Lokale EisenbahngeschichteOpladen und Lützenkirchen verband einst mehr als die heutige L219
Ein halbes Jahr voll intensiver Arbeit liegt zurück. Viele Akten aus dem Duisburger Landesarchiv hat er gewälzt und dabei knapp 900 Seiten Material durchforstet. Am kommenden Montag, 21. Oktober, präsentiert Eisenbahnhistoriker Kurt Kaiß nun erstmalig das Ergebnis seiner Bemühungen: Entstanden ist ein Heft, das auf 76 Seiten detailliert die Geschichte der Kleinbahn Opladen-Lützenkirchen beschreibt.

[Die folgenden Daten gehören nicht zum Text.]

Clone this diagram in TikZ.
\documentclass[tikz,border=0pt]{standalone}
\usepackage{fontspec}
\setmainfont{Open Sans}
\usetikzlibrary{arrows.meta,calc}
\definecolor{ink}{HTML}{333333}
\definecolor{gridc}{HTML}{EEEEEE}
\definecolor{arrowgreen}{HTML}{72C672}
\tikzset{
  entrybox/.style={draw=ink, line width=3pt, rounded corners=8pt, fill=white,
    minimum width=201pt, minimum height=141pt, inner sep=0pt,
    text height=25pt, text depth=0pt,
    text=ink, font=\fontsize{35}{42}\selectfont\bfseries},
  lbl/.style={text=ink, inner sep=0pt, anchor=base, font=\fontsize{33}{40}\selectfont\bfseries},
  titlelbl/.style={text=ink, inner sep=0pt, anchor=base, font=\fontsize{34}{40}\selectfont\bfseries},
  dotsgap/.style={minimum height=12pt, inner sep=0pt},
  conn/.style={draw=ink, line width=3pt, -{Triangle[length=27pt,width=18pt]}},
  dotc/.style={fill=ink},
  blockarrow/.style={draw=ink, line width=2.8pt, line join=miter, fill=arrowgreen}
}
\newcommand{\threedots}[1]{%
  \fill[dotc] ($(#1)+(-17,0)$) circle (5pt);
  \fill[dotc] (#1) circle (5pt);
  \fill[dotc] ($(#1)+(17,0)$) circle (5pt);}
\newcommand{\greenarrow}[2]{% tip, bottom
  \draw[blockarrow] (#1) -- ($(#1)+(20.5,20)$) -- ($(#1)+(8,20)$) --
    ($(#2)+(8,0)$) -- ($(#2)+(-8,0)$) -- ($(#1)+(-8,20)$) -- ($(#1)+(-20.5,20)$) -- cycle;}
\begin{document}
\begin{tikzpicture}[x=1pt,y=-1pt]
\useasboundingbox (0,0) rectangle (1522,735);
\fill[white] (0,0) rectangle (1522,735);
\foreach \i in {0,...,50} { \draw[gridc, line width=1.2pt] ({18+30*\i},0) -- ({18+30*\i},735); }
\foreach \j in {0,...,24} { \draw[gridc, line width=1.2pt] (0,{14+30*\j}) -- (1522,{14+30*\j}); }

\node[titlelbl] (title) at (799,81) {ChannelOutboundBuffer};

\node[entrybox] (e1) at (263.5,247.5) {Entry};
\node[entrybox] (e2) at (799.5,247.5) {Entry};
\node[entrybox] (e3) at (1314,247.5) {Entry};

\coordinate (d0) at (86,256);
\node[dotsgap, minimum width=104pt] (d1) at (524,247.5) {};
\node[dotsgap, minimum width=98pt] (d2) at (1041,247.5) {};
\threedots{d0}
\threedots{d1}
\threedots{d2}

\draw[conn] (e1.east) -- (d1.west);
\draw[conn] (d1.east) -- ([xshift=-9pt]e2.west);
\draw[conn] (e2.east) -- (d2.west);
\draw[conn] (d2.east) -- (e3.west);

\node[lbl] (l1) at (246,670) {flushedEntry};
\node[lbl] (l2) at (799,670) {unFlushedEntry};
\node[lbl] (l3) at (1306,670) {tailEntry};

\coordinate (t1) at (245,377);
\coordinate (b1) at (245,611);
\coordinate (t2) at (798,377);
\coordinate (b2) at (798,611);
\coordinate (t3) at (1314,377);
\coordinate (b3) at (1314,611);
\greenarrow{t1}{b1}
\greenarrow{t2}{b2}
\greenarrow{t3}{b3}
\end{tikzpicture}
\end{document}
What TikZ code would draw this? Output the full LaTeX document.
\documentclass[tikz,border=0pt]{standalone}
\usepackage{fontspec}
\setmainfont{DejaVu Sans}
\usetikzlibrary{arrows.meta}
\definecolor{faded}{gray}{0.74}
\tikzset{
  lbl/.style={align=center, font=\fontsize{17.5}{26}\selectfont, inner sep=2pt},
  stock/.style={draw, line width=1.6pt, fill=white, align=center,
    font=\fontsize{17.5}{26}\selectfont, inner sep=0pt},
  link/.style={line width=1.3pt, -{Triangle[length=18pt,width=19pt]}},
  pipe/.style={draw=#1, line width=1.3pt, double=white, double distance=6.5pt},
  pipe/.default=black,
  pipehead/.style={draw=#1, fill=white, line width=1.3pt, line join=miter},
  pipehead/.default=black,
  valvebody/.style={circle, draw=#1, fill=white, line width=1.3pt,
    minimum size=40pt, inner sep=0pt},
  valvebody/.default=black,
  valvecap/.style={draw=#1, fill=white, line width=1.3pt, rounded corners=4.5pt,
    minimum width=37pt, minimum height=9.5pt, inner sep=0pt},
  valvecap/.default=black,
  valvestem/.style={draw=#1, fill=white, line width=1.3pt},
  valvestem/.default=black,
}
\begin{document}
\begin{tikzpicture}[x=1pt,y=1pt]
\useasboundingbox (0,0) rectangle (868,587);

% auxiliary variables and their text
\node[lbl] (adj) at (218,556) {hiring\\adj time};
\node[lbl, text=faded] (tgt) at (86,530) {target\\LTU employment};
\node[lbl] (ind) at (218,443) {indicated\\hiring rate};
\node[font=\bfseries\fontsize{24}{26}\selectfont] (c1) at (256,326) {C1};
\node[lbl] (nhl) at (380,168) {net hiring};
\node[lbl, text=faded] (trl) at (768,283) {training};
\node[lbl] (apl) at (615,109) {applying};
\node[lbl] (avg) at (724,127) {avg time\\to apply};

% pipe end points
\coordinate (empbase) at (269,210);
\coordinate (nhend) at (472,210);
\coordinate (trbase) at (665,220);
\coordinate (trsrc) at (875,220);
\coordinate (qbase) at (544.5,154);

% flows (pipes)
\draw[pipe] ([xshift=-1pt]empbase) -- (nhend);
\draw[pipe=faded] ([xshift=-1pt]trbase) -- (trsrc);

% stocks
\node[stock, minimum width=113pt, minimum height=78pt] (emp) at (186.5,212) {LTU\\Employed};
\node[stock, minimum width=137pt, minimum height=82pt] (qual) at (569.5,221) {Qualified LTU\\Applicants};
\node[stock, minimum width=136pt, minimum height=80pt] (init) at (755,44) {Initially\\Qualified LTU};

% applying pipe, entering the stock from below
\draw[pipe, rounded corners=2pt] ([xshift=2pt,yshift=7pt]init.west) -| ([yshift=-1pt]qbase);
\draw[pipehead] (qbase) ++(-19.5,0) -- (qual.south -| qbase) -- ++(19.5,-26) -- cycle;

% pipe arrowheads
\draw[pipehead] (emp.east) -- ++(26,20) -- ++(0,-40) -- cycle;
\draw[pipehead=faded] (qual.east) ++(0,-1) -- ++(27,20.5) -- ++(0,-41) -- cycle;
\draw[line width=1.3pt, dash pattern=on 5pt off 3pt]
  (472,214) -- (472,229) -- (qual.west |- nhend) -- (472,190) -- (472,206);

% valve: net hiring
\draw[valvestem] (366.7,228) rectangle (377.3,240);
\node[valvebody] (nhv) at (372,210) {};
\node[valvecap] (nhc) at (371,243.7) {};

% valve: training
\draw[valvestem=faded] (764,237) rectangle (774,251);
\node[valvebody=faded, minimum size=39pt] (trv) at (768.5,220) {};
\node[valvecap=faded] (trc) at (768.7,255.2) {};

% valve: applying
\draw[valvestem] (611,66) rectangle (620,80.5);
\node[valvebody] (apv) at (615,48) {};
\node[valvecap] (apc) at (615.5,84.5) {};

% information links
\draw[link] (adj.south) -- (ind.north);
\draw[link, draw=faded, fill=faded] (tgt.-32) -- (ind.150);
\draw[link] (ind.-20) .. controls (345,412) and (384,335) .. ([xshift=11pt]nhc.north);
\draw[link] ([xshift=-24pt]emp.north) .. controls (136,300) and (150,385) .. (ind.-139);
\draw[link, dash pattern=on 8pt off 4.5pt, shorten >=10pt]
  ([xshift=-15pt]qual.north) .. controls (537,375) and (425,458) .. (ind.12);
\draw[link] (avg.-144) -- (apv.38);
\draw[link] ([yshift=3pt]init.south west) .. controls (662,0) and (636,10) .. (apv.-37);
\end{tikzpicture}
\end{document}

Es trägt den Titel „Zwischenhalt“.
Bisher habe es nur oberflächliche Veröffentlichung gegeben, die sich mit der Strecke, der Existenz der Kleinbahn und deren Zweck auseinandergesetzt hätten, erklärt Kaiß. Sein fünftes Heft in der Reihe zur bergischen Eisenbahngeschichte liefere nun insbesondere zeitgeschichtliche Zusammenhänge, die den Kontext der Inbetriebnahme und Unterhaltung der Kleinbahn begreiflich machen würden, so Kaiß weiter.
Leverkusener Unternehmen als entscheidender Faktor
Vor über 100 Jahren, genauer gesagt am 9. April 1914, wurde die Schienenverbindung zwischen Opladen und Lützenkirchen eröffnet. Der preußische Staat hatte sich das Ziel gesetzt, die Infrastruktur in unterentwickelten Gebieten zu fördern und im Zuge dessen schlussendlich auch die Konzession für den Betrieb der „nebenbahnähnlichen Kleinbahn“ erteilt. Nichtsdestoweniger müsse man heute konstatieren: „Ohne die damals in Neucronenberg ansässige Schraubenfabrik ‚J.J. Tillmanns‘ wäre die Eisenbahnlinie nicht gebaut worden“, ordnet Kaiß ein.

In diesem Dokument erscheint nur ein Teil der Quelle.